= Green liberalism =

Political ideology

Green liberalism, or liberal environmentalism, is liberalism that includes green politics in its ideology. Green liberals are usually liberal on social issues and "green" on economic issues. The term "green liberalism" was coined by political philosopher Marcel Wissenburg in his 1998 book Green Liberalism: The Free and The Green Society. He argues that liberalism must reject the idea of absolute property rights and accept restraints that limit the freedom to abuse nature and natural resources. However, he rejects the control of population growth and any control over the distribution of resources as incompatible with individual liberty, instead favoring supply-side control: more efficient production and curbs on overproduction and overexploitation. This view tends to dominate the movement, although critics say it actually puts individual liberties above sustainability.

== Philosophy ==
Green liberalism values the Earth very highly, emphasizing the importance of the planet being passed down to the next generation unharmed. Green liberalism accepts that the natural world is in a state of flux and does not seek to conserve the natural world as it is. However, it does seek to minimize the damage done by the human species on the natural world and to aid the regeneration of damaged areas. Green liberalism seeks to combine liberal democratic institutions and tenets such as equality and freedom of the individual with environmental protections that seek to reduce major threats to the environment like overconsumption and air pollution.

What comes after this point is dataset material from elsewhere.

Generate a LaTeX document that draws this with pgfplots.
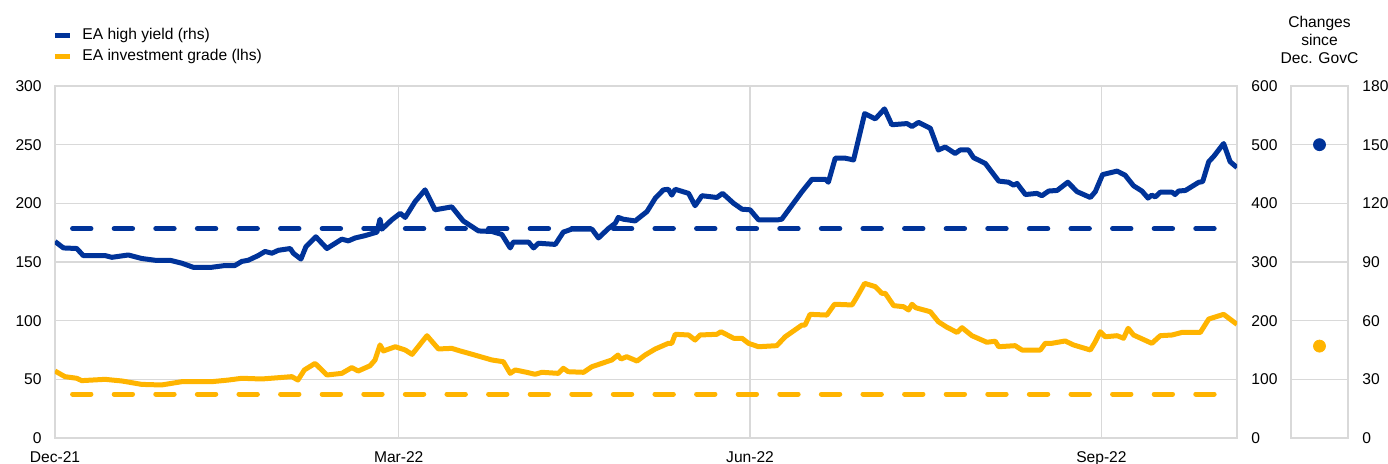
\documentclass[border=0pt]{standalone}
\usepackage{fontspec}
\setmainfont{Liberation Sans}
\usepackage{pgfplots}
\pgfplotsset{compat=1.18}
\definecolor{ecbblue}{RGB}{0,51,153}
\definecolor{ecbyellow}{RGB}{255,180,0}
\definecolor{gridgray}{RGB}{217,217,217}
\newcommand{\cf}{\fontsize{7.8}{9}\selectfont}
\pgfplotsset{
  base/.style={
    scale only axis, width=591pt, height=176pt, at={(0,0)}, anchor=south west,
    xmin=0, xmax=309.5,
    /pgf/number format/assume math mode=true,
    tick style={draw=none},
    tick label style={font=\cf},
  }
}
\begin{document}
\cf
\begin{tikzpicture}
\useasboundingbox (-27.5pt,-12.5pt) rectangle (666.5pt,219pt);
% left axis: investment grade
\begin{axis}[base, ymin=0, ymax=300, ytick={0,50,...,300},
  xtick={0,90,182,274}, xticklabels={Dec-21,Mar-22,Jun-22,Sep-22},
  xmajorgrids, ymajorgrids, grid style={gridgray, line width=0.6pt},
  axis line style={gridgray, line width=0.8pt},
  yticklabel style={anchor=east, inner sep=0pt, xshift=-6.5pt},
  xticklabel style={anchor=north, inner sep=0pt, yshift=-6.5pt},
  legend cell align=left,
  legend image code/.code={\draw[#1] (0pt,0pt) -- (7.5pt,0pt);},
  legend style={draw=none, fill=none, font=\cf, at={(0,1)}, anchor=south west,
    inner sep=0pt, xshift=-1.5pt, yshift=11pt, row sep=3pt, column sep=5pt,
    nodes={inner sep=0pt, text height=5.9pt, text depth=1.6pt}},
]
\addlegendimage{ecbblue, line width=2.5pt}
\addlegendentry{EA high yield (rhs)}
\addplot[ecbyellow, line width=2.5pt, line join=round] coordinates {
(0,57.1) (2.6,52.3) (5.7,50.9) (7.0,48.9) (13.1,50) (17.5,48.6) (22.7,45.7) (27.9,45.2) (33.2,48) (41.0,48) (45.4,49.4) (48.9,50.9) (54.1,50.3) (58.5,51.4) (62.0,52.3) (63.6,49.4) (65.3,58) (68.1,63.6) (71.2,53.7) (75.1,55.1) (77.7,60) (79.4,57.1) (82.5,61.6) (83.8,66.5) (85.1,79.3) (86.0,74.2) (89.1,77.8) (91.7,75) (93.5,71.3) (97.4,87.2) (100.4,75.9) (103.9,76.4) (106.1,74.2) (108.3,72.2) (114.4,66.5) (117.4,65) (119.2,55.1) (120.5,58) (123.5,56) (125.7,54.3) (127.5,56) (131.8,55.1) (133.1,59.4) (134.4,56.5) (138.4,56) (140.6,60.8) (145.8,66.5) (147.4,70.7) (148.2,67.3) (149.7,69.3) (152.4,65.6) (154.5,70.7) (157.2,75.9) (160.6,80.7) (161.5,80.7) (162.4,88.4) (165.9,87.8) (167.6,83.5) (168.9,87.8) (173.3,88.4) (174.4,90.6) (177.7,85) (179.9,85) (181.6,80.7) (184.2,77.8) (189.0,78.7) (191.2,86.3) (195.6,96.3) (196.4,96.3) (197.7,105.4) (202.1,104.8) (204.1,114) (208.7,113.4) (210.0,120.4) (212.0,131.8) (214.8,129) (216.5,123.3) (217.4,123.3) (219.6,112.8) (222.2,111.9) (223.5,109.1) (224.4,114) (225.4,111) (229.2,107.6) (231.3,99.1) (233.5,94.5) (236.2,90) (237.5,94) (240.1,87.2) (244.0,81.6) (246.2,82.5) (247.1,77.8) (251.4,78.7) (253.2,75) (258.0,75) (259.3,80.7) (261.0,80.7) (264.5,82.7) (266.7,79.3) (271.1,75) (272.4,82.1) (273.7,90.6) (275.0,86.3) (278.1,87.2) (279.8,85) (281.0,93.5) (282.4,87.8) (287.2,80.7) (289.4,87.2) (292.5,87.8) (295.1,90) (299.9,90) (302.1,101.4) (306.0,105.4) (309.5,96.9)
};
\addlegendentry{EA investment grade (lhs)}
\addplot[ecbyellow, line width=2.5pt, line cap=round, dash pattern=on 9.2pt off 11.6pt, forget plot] coordinates {(4.6,37.5) (304.7,37.5)};
\end{axis}
% right axis: high yield
\begin{axis}[base, ymin=0, ymax=600, ytick={0,100,...,600},
  axis y line*=right, axis x line=none, y axis line style={draw=none},
  yticklabel style={anchor=west, inner sep=0pt, xshift=7pt},
]
\addplot[ecbblue, line width=2.5pt, line cap=round, dash pattern=on 9.2pt off 11.6pt, forget plot] coordinates {(4.6,357) (304.7,357)};
\addplot[ecbblue, line width=2.5pt, line join=round] coordinates {
(0,335) (2.2,324) (5.7,323) (7.4,311) (13.1,311) (14.9,308) (19.2,312) (22.7,306) (26.2,303) (30.1,303) (33.2,298) (36.2,291) (41.0,291) (44.5,294) (47.1,294) (48.9,301) (50.6,303) (53.2,311) (55.0,318) (56.8,315) (58.5,320) (61.6,323) (62.4,315) (64.4,305) (65.7,326) (68.3,343) (71.2,323) (75.1,339) (76.8,336) (78.6,341) (81.2,345) (84.3,351) (85.1,373) (85.6,356) (88.2,372) (90.4,383) (91.7,376) (94.3,403) (96.9,423) (99.5,389) (103.9,394) (106.9,370) (110.9,353) (114.4,352) (117.0,347) (119.2,324) (120.0,334) (124.0,334) (125.3,324) (126.6,332) (131.0,330) (133.1,351) (135.3,356) (140.6,356) (142.3,341) (144.9,357) (146.7,366) (147.5,376) (148.8,373) (151.9,370) (155.0,386) (157.2,409) (159.3,423) (160.6,424) (161.5,414) (162.4,424) (165.9,417) (167.6,396) (169.4,413) (173.3,410) (174.8,417) (177.7,400) (179.9,390) (182.0,389) (184.2,372) (189.4,372) (190.3,373) (193.0,397) (195.6,420) (198.2,441) (201.7,441) (202.5,436) (204.3,477) (206.9,477) (209.1,474) (212.0,553) (214.8,544) (217.2,561) (219.1,534) (223.1,536) (224.4,531) (226.1,538) (229.2,528) (231.3,491) (233.1,496) (235.7,485) (237.0,491) (239.2,491) (240.5,478) (243.6,468) (247.1,438) (249.7,436) (251.0,431) (251.9,434) (254.1,415) (257.1,417) (258.4,413) (260.2,421) (262.4,422) (265.2,436) (267.6,420) (271.1,410) (272.4,420) (274.3,449) (278.1,455) (280.2,448) (282.4,430) (284.6,421) (286.2,409) (287.2,414) (288.1,411) (289.4,419) (292.5,419) (293.3,415) (294.2,421) (296.0,422) (299.5,436) (300.5,437) (302.1,471) (303.4,480) (306.0,502) (307.7,471) (309.5,461)
};
\end{axis}
% changes panel
\begin{axis}[scale only axis, width=28.5pt, height=176pt, at={(618pt,0)}, anchor=south west,
  xmin=0, xmax=1, ymin=0, ymax=180, ytick={0,30,...,180}, xtick=\empty,
  yticklabel pos=right, ymajorgrids, grid style={gridgray, line width=0.6pt},
  axis line style={gridgray, line width=0.8pt}, tick style={draw=none},
  /pgf/number format/assume math mode=true,
  tick label style={font=\cf},
  yticklabel style={anchor=west, inner sep=0pt, xshift=7pt},
  title={Changes\\since\\Dec. GovC},
  title style={at={(0.5,1)}, anchor=south, align=center, inner sep=0pt, yshift=5pt, font=\cf},
]
\addplot[only marks, mark=*, mark size=3pt, ecbblue] coordinates {(0.5,150)};
\addplot[only marks, mark=*, mark size=3pt, ecbyellow] coordinates {(0.5,47)};
\end{axis}
\end{tikzpicture}
\end{document}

On economic issues, green liberals take a position somewhere between classical liberalism (on the center/center-right) and social liberalism (on the center/center-left): green liberals may favor slightly less government involvement than social liberals, but far more than classical liberals. Some green liberals practice free-market environmentalism and thus share some values with rightist classical liberalism or libertarianism. This is one of a few reasons why a blue-green alliance is possible in politics.

The historian Conrad Russell, a British Liberal Democrat member of the House of Lords, dedicated a chapter of his book The Intelligent Person's Guide to Liberalism to the subject of green liberalism. In a literary sense, the term "Green Liberalism" was coined, however, by political philosopher Marcel Wissenburg in his 1998 book Green Liberalism: The Free and The Green Society., among others.

===Green Liberal Democrats===

The existence of a Green liberal group predates Wissenburg's book by at least ten years in the UK when a pressure group was formed within the newly merged Liberal Democrats at a meeting in Nottingham addressed (as the keynote speaker) by Simon Hughes MP. The Green Liberal Democrats emerged from this inaugural meeting which had been organised by the Chair of the pre-existing Liberal Ecology Group (LEG) which had itself been set up eleven years previously in 1977. Keith Melton, one of the earliest members of LEG (its long title was the Liberal Ecology Group for Economic and Social Reform) was, at the time of the merger between the Liberal Party and the SDP in 1988, a senior lecturer in International Marketing at Nottingham Trent University, so it made sense to call that meeting in Nottingham. Most of the delegates at that meeting were LEG members, although there was a modest contingent from the SDP "Green Group".

The Liberal Ecology Group had been campaigning within the Liberal Party for years, pushing for a different, zero growth strategy for economics, following the philosophy elucidated in the Club of Rome's report "Limits to Growth". They also campaigned on air pollution issues, calling for the banning of lead in petrol for example and the banning of HFCs which were known to damage the ozone layer.

The Green Liberal Democrats has been a very active pressure group within the Liberal Democrats over the years and in 2018 celebrated 30 years of existence with a conference, also held in Nottingham, also organised by Keith Melton and also with (now Sir) Simon Hughes as the initial speaker. The significance of the group and its influence on the party was marked by other key speakers at the 2018 conference, including one quarter of the current Liberal Democrats` parliamentary representatives in the House of Commons. Sir Ed Davey MP related the environmental impact of the Liberal Democrats in the coalition years, establishing a Green Investment Bank (subsequently sold off by the Tory government)

Wera Hobhouse MP updated the Green approach to Air pollution and Sir Vince Cable MP, leader of the Liberal Democrats, and Honorary Professor of Economics at Nottingham University, the venue for the 2018 GLD conference, had the task of reviewing how the concept of Sustainable Development withstood the ravages of time. Cable was one of the co-authors of the Brundtland Commission report in 1987 which first introduced the sustainable development concept, championed by Gro Harlem Brundtland, the Commission`s Chair (and three-time prime minister of Norway).

One of the key early successes of the Green Liberal Democrats, and its new Chair, Keith Melton, was to ensure that the preamble to the Liberal Democrat constitution had a key reference to Green issues at the heart of the party with the following sentence appearing immediately after the first paragraph defining Liberal Philosophy - "We believe that each generation is responsible for the fate of our planet and, by safeguarding the balance of nature and the environment, for the long term continuity of life in all its forms."

The Liberal Party of Canada under Stéphane Dion placed the environment at the front of its political agenda, proposing an ecotax and tax shift called the Green Shift. Similarly, the British Liberal Democrats have drawn on the same concept to propose a "Green Tax Switch".